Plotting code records
# # # #

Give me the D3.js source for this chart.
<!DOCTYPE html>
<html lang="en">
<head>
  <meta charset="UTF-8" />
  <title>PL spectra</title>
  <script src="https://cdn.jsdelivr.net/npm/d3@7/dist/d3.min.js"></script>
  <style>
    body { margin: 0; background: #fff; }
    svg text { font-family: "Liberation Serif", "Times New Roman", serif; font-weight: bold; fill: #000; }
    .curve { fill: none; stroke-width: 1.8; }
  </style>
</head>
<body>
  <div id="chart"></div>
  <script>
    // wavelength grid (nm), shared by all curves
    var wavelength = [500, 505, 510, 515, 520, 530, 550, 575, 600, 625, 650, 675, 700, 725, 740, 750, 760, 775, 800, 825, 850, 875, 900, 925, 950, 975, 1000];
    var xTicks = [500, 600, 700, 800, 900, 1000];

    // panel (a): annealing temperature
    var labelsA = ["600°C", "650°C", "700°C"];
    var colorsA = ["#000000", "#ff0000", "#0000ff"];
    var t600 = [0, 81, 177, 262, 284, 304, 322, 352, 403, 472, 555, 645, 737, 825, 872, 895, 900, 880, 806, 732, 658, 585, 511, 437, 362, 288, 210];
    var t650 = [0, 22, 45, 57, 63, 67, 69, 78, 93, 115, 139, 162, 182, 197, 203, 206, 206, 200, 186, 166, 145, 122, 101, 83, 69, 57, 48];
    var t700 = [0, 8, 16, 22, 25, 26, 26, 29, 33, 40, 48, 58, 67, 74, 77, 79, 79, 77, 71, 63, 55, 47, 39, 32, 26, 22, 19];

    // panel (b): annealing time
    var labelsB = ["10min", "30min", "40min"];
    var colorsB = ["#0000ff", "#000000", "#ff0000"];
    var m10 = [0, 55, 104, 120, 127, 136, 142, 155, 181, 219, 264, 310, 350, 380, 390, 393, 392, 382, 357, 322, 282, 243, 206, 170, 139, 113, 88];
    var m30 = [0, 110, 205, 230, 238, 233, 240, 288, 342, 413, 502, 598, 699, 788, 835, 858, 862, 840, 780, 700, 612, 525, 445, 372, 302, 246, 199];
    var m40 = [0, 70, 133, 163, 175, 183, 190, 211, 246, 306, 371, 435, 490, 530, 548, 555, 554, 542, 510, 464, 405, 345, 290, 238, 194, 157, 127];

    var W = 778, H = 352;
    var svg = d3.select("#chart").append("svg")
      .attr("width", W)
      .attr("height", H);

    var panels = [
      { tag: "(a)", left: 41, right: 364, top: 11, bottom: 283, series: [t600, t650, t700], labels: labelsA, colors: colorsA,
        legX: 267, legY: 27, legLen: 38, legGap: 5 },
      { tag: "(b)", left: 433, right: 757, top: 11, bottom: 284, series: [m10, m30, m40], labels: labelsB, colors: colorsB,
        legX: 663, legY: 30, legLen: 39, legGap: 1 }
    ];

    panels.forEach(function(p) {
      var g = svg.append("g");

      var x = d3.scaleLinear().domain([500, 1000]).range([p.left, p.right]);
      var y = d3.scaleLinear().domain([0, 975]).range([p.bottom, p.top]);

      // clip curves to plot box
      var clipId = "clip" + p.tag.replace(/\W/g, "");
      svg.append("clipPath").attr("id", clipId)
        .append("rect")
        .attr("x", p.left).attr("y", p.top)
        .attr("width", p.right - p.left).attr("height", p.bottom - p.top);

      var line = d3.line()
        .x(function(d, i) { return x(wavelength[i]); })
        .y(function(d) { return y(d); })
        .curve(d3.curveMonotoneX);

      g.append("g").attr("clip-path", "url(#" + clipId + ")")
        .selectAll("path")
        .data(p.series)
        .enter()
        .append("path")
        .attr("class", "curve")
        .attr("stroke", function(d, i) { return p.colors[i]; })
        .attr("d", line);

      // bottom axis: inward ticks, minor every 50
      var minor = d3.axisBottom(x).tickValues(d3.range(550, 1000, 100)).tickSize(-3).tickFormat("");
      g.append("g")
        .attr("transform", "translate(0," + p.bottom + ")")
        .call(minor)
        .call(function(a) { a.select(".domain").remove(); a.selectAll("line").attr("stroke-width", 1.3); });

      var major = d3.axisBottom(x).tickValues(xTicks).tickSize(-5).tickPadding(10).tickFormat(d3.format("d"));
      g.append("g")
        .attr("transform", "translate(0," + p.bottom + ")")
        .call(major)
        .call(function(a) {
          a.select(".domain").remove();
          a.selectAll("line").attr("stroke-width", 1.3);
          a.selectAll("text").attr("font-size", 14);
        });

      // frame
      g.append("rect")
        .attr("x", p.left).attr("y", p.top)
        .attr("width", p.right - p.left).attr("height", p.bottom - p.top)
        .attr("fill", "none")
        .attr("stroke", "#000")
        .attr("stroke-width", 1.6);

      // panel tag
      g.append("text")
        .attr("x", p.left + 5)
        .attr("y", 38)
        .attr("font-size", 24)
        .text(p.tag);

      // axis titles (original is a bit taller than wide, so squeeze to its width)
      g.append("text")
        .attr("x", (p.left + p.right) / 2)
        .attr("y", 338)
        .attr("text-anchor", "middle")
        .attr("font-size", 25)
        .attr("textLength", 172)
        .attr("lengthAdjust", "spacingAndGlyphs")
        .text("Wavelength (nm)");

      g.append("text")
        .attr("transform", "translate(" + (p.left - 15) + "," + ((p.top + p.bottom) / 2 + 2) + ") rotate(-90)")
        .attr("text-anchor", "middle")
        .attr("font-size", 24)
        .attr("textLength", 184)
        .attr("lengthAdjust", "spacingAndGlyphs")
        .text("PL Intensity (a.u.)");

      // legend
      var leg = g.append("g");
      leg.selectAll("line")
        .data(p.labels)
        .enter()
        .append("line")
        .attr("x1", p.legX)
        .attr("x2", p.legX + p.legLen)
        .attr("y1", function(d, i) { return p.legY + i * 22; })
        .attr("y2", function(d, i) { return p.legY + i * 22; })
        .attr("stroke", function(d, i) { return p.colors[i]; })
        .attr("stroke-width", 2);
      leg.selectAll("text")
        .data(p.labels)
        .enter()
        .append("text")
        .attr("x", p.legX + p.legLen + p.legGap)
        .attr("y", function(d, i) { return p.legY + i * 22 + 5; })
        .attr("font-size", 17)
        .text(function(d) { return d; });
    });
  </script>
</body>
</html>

# # # #

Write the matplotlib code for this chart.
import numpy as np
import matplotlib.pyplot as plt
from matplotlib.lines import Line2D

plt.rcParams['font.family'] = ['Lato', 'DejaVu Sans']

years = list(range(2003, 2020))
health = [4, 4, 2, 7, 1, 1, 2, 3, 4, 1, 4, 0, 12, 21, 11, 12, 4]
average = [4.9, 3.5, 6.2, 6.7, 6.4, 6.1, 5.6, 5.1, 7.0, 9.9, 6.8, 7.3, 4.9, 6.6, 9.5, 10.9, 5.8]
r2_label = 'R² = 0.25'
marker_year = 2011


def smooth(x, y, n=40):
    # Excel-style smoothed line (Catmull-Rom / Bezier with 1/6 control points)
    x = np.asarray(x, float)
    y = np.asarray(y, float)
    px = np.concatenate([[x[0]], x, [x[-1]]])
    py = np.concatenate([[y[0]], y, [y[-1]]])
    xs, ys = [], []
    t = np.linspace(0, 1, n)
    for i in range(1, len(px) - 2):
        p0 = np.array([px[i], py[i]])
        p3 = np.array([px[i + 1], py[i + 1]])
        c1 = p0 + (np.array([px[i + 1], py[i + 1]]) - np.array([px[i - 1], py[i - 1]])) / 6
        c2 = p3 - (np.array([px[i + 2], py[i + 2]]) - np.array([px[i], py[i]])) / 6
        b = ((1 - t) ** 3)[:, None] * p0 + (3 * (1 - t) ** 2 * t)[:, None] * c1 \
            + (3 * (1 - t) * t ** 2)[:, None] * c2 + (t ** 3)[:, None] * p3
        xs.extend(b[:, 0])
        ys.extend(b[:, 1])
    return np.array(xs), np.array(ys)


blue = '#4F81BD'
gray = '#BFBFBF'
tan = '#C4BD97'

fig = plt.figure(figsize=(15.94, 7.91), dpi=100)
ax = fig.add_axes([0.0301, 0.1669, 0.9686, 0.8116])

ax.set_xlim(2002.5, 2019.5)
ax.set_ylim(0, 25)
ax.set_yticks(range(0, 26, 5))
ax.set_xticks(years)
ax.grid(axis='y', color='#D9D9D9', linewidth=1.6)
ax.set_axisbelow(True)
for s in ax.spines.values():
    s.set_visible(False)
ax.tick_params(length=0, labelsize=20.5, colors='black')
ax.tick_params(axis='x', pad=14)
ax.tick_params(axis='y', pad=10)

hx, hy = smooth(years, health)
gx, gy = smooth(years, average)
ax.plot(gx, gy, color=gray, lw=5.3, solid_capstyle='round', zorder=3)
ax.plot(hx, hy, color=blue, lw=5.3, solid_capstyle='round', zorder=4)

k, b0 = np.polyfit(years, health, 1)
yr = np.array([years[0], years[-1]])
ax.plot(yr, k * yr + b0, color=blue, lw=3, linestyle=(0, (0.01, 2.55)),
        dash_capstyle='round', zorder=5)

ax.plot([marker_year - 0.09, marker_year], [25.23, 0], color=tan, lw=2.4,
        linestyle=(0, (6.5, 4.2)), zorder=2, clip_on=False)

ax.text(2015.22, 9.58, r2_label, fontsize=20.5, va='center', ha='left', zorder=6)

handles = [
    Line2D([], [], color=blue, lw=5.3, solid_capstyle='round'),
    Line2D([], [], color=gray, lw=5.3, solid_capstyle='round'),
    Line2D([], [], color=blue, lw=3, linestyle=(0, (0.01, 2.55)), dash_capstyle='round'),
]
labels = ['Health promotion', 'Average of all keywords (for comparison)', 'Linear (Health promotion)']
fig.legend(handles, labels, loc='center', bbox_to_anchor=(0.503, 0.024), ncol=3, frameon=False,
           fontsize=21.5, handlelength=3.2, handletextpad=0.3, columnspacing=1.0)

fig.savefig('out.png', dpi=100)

# # # #

Exercise description
From the line that contains "Write the matplotlib code for this chart." through the line that contains "marker_year = 2011", reproduce every line exactly, both end lines included.

Output for this task
Write the matplotlib code for this chart.
import numpy as np
import matplotlib.pyplot as plt
from matplotlib.lines import Line2D

plt.rcParams['font.family'] = ['Lato', 'DejaVu Sans']

years = list(range(2003, 2020))
health = [4, 4, 2, 7, 1, 1, 2, 3, 4, 1, 4, 0, 12, 21, 11, 12, 4]
average = [4.9, 3.5, 6.2, 6.7, 6.4, 6.1, 5.6, 5.1, 7.0, 9.9, 6.8, 7.3, 4.9, 6.6, 9.5, 10.9, 5.8]
r2_label = 'R² = 0.25'
marker_year = 2011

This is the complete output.